En ese momento, ninguna señal de radio o televisión ucraniana funcionaba en Mariupol. La única radio que se podía captar emitía retorcidas mentiras rusas: que los ucranianos tenían a Mariupol como rehén, que disparaban a los edificios, que desarrollaban armas químicas. El mensaje se repetía constantemente, al estilo soviético: “Mariupol está rodeada. Entreguen las armas”.
El 11 de marzo, en una breve llamada, nuestro editor nos preguntó si podíamos encontrar a las mujeres que sobrevivieron al ataque aéreo al hospital de maternidad para demostrar su existencia. Me di cuenta de que las imágenes debían ser lo suficientemente impactantes como para provocar una respuesta del gobierno ruso. Las encontramos en un hospital de la línea del frente, algunas con bebés y otras de parto. También supimos que una mujer había perdido a su bebé y luego su vida.
Subimos a la séptima planta para enviar el video desde el tenue enlace de internet. Desde allí, vi cómo un tanque tras otro se acercaban al recinto del hospital. Estábamos rodeados: decenas de médicos, cientos de pacientes y nosotros.
Los soldados ucranianos que habían estado protegiendo el hospital habían desaparecido. Y el camino hacia nuestra camioneta, con nuestra comida, agua y equipo, estaba cubierto por un francotirador ruso que ya había abatido a un médico que se aventuró a salir.
Las horas pasaron en la oscuridad, mientras escuchábamos las explosiones en el exterior. Fue entonces cuando los soldados vinieron a buscarnos, gritando en ucraniano.
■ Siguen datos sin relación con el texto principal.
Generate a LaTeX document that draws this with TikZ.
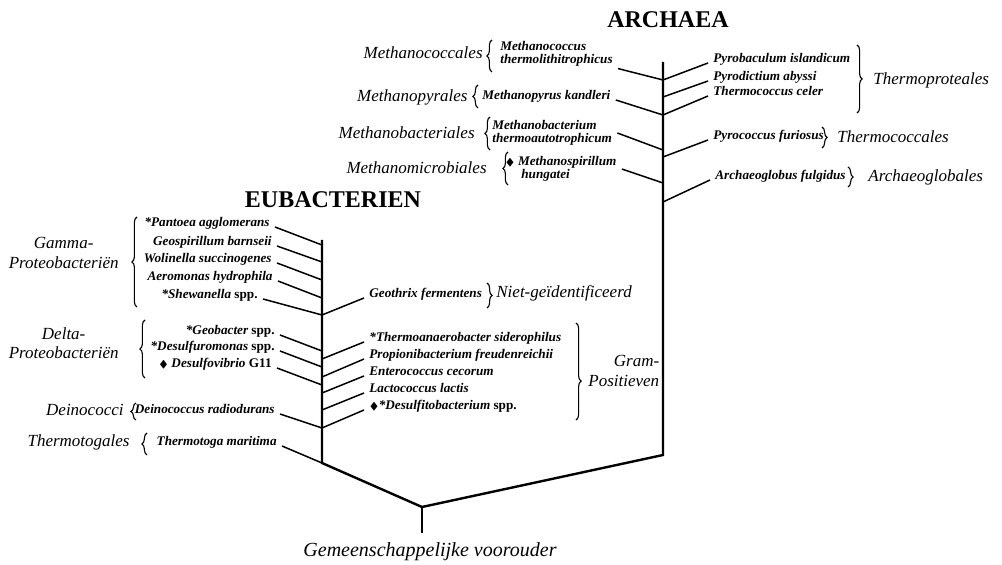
\documentclass[tikz,border=0pt]{standalone}
\usepackage{amssymb}
\usepackage{fontspec}
\setmainfont{Liberation Serif}
\usetikzlibrary{decorations.pathreplacing}
\newcommand\ruit{{\tiny$\blacklozenge$}}

\begin{document}
\begin{tikzpicture}[x=0.5pt,y=-0.5pt,
		soort/.style={font=\fontsize{6.6}{6.2}\selectfont\bfseries\itshape, inner xsep=2.5pt, inner ysep=1pt},
		orde/.style={font=\fontsize{8.5}{9.8}\selectfont\itshape, inner sep=1pt},
		rijk/.style={font=\fontsize{12}{14}\selectfont\bfseries},
		tak/.style={line width=0.75pt},
		stam/.style={line width=1.2pt},
		accolade/.style={decorate, decoration={brace, amplitude=2.6pt}, line width=0.55pt}]
		\useasboundingbox (0,0) rectangle (1002,565);
		%\draw [help lines, step=50] (0,0) grid (1002,565);
		
		% Stammen
		\coordinate (a0) at (663,62);
		\coordinate (a1) at (663,80);
		\coordinate (a2) at (663,97);
		\coordinate (a3) at (663,115);
		\coordinate (a4) at (663,150);
		\coordinate (a5) at (663,157);
		\coordinate (a6) at (663,183);
		\coordinate (a7) at (663,202);
		\coordinate (aeind) at (663,455);
		\coordinate (e0) at (322,240);
		\coordinate (e1) at (322,245);
		\coordinate (e2) at (322,262);
		\coordinate (e3) at (322,280);
		\coordinate (e4) at (322,298);
		\coordinate (e5) at (322,315);
		\coordinate (e6) at (322,351);
		\coordinate (e7) at (322,359);
		\coordinate (e8) at (322,367);
		\coordinate (e9) at (322,377);
		\coordinate (e10) at (322,385);
		\coordinate (e11) at (322,393);
		\coordinate (e12) at (322,410);
		\coordinate (e13) at (322,428);
		\coordinate (eind) at (322,463);
		\coordinate (wortel) at (422,507);
		\coordinate (voet) at (422,533);
		\draw [stam] (e0) -- (eind) -- (wortel) -- (aeind) -- (a0);
		\draw [stam] (wortel) -- (voet);
		\node [font=\fontsize{10}{12}\selectfont\itshape] (voorouder) at (430,552) {Gemeenschappelijke voorouder};
		
		% Titels
		\node [rijk] (archaea) at (668,20) {ARCHAEA};
		\node [rijk] (eubac) at (333,200) {EUBACTERIEN};
		
		% Archaea links
		\node [soort, anchor=west, align=left] (mcoc) at (495,54) {Methanococcus\\thermolithitrophicus};
		\node [soort, anchor=base west] (mpyr) at (477,100) {Methanopyrus kandleri};
		\node [soort, anchor=west, align=left] (mbac) at (487,133) {Methanobacterium\\thermoautotrophicum};
		\node [soort, anchor=west, align=left] (mspi) at (500,169) {\ruit\ Methanospirillum\\\hspace*{8pt}hungatei};
		\draw [tak] (mcoc.south east) -- (a1);
		\draw [tak] (mpyr.base east) -- (a3);
		\draw [tak] (mbac.east) -- (a4);
		\draw [tak] (mspi.east) -- (a6);
		\node [orde, anchor=east] (mcocales) at (485,53) {Methanococcales};
		\node [orde, anchor=east] (mpyrales) at (470,97) {Methanopyrales};
		\node [orde, anchor=east] (mbacales) at (477,133) {Methanobacteriales};
		\node [orde, anchor=east] (mmicales) at (489,168) {Methanomicrobiales};
		\draw [accolade] (492,72) -- (492,40);
		\draw [accolade] (478,108) -- (478,85);
		\draw [accolade] (490,150) -- (490,117);
		\draw [accolade] (508,185) -- (508,152);
		
		% Archaea rechts
		\node [soort, anchor=base west] (pyrb) at (708,63) {Pyrobaculum islandicum};
		\node [soort, anchor=base west] (pyrd) at (708,81) {Pyrodictium abyssi};
		\node [soort, anchor=base west] (tcel) at (708,96) {Thermococcus celer};
		\node [soort, anchor=base west] (pfur) at (708,140) {Pyrococcus furiosus};
		\node [soort, anchor=base west] (aful) at (710,180) {Archaeoglobus fulgidus};
		\draw [tak] (a1) -- (pyrb.base west);
		\draw [tak] (a2) -- (pyrd.base west);
		\draw [tak] (a3) -- (tcel.base west);
		\draw [tak] (a5) -- (pfur.base west);
		\draw [tak] (a7) -- (aful.base west);
		\draw [accolade] (857,45) -- (857,113);
		\draw [accolade] (822,127) -- (822,148);
		\draw [accolade] (848,167) -- (848,187);
		\node [orde, anchor=west] (tprot) at (871,80) {Thermoproteales};
		\node [orde, anchor=west] (tcoc) at (835,137) {Thermococcales};
		\node [orde, anchor=west] (aglob) at (866,177) {Archaeoglobales};
		
		% Eubacterien links
		\node [soort, anchor=base east] (pant) at (275,227) {*Pantoea agglomerans};
		\node [soort, anchor=base east] (geos) at (277,246) {Geospirillum barnseii};
		\node [soort, anchor=base east] (woli) at (277,263) {Wolinella succinogenes};
		\node [soort, anchor=base east] (aero) at (278,281) {Aeromonas hydrophila};
		\node [soort, anchor=base east] (shew) at (263,299) {*Shewanella {\upshape spp.}};
		\node [soort, anchor=base east] (geob) at (280,335) {*Geobacter {\upshape spp.}};
		\node [soort, anchor=base east] (dsfm) at (280,351) {*Desulfuromonas {\upshape spp.}};
		\node [soort, anchor=base east] (dsfv) at (277,368) {\ruit\ Desulfovibrio {\upshape G11}};
		\node [soort, anchor=base east] (dein) at (280,414) {Deinococcus radiodurans};
		\node [soort, anchor=base east] (ttog) at (282,446) {Thermotoga maritima};
		\draw [tak] (pant.base east) -- (e1);
		\draw [tak] (geos.base east) -- (e2);
		\draw [tak] (woli.base east) -- (e3);
		\draw [tak] (aero.base east) -- (e4);
		\draw [tak] (shew.base east) -- (e5);
		\draw [tak] (geob.base east) -- (e6);
		\draw [tak] (dsfm.base east) -- (e8);
		\draw [tak] (dsfv.base east) -- (e10);
		\draw [tak] (dein.base east) -- (e13);
		\draw [tak] (ttog.base east) -- (eind);
		\draw [accolade] (137,307) -- (137,217);
		\draw [accolade] (145,378) -- (145,320);
		\draw [accolade] (136,420) -- (136,403);
		\draw [accolade] (147,455) -- (147,433);
		\node [orde, anchor=east, align=center] (gamma) at (121,253) {Gamma-\\Proteobacteriën};
		\node [orde, anchor=east, align=center] (delta) at (121,343) {Delta-\\Proteobacteriën};
		\node [orde, anchor=east] (deino) at (126,410) {Deinococci};
		\node [orde, anchor=east] (ttogales) at (132,442) {Thermotogales};
		
		% Eubacterien rechts
		\node [soort, anchor=base west] (geot) at (364,298) {Geothrix fermentens};
		\node [soort, anchor=base west] (tsid) at (364,342) {*Thermoanaerobacter siderophilus};
		\node [soort, anchor=base west] (pfre) at (364,359) {Propionibacterium freudenreichii};
		\node [soort, anchor=base west] (ecec) at (364,376) {Enterococcus cecorum};
		\node [soort, anchor=base west] (llac) at (364,393) {Lactococcus lactis};
		\node [soort, anchor=base west] (dsft) at (364,410) {\ruit*Desulfitobacterium {\upshape spp.}};
		\draw [tak] (e5) -- (geot.base west);
		\draw [tak] (e7) -- (tsid.base west);
		\draw [tak] (e9) -- (pfre.base west);
		\draw [tak] (e11) -- (ecec.base west);
		\draw [tak] (e12) -- (llac.base west);
		\draw [tak] (e13) -- (dsft.base west);
		\draw [accolade] (487,283) -- (487,308);
		\draw [accolade, decoration={aspect=0.6}] (576,323) -- (576,420);
		\node [orde, anchor=west] (niet) at (494,293) {Niet-geïdentificeerd};
		\node [orde, anchor=west, align=right] (gram) at (586,371) {Gram-\\Positieven};
	\end{tikzpicture}
\end{document}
No parecía un rescate. Parecía que nos trasladaban de un peligro a otro. Para entonces, ningún lugar de Mariupol era seguro y no había alivio. Podías morir en cualquier momento.
Nos metimos en un Hyundai con una familia de tres personas y entramos en un atasco de 5 kilómetros para salir de la ciudad. Alrededor de 30.000 personas salieron de Mariupol ese día.
La gente estaba nerviosa. A cada minuto pasaba un avión o había un ataque aéreo. El suelo temblaba. Cruzamos 15 puestos de control rusos. En cada uno de ellos, la madre sentada en la parte delantera de nuestro coche rezaba furiosa, como para que la oyéramos.
A medida que atravesábamos cada puesto –el tercero, el décimo, el decimoquinto, todos con soldados con armas pesadas–, mis esperanzas de que Mariupol sobreviviera se desvanecían.
Al atardecer, llegamos a un puente destruido por los ucranianos para detener el avance ruso. Un convoy de la Cruz Roja de unos 20 coches ya estaba atascado allí. Todos juntos nos desviamos de la carretera hacia las carreteras secundarias.
Al llegar al decimosexto puesto de control, oímos voces. Voces ucranianas. Sentí un alivio abrumador. La madre que iba delante del coche rompió a llorar. Habíamos salido.
Éramos los últimos periodistas en Mariupol. Ahora no hay ninguno.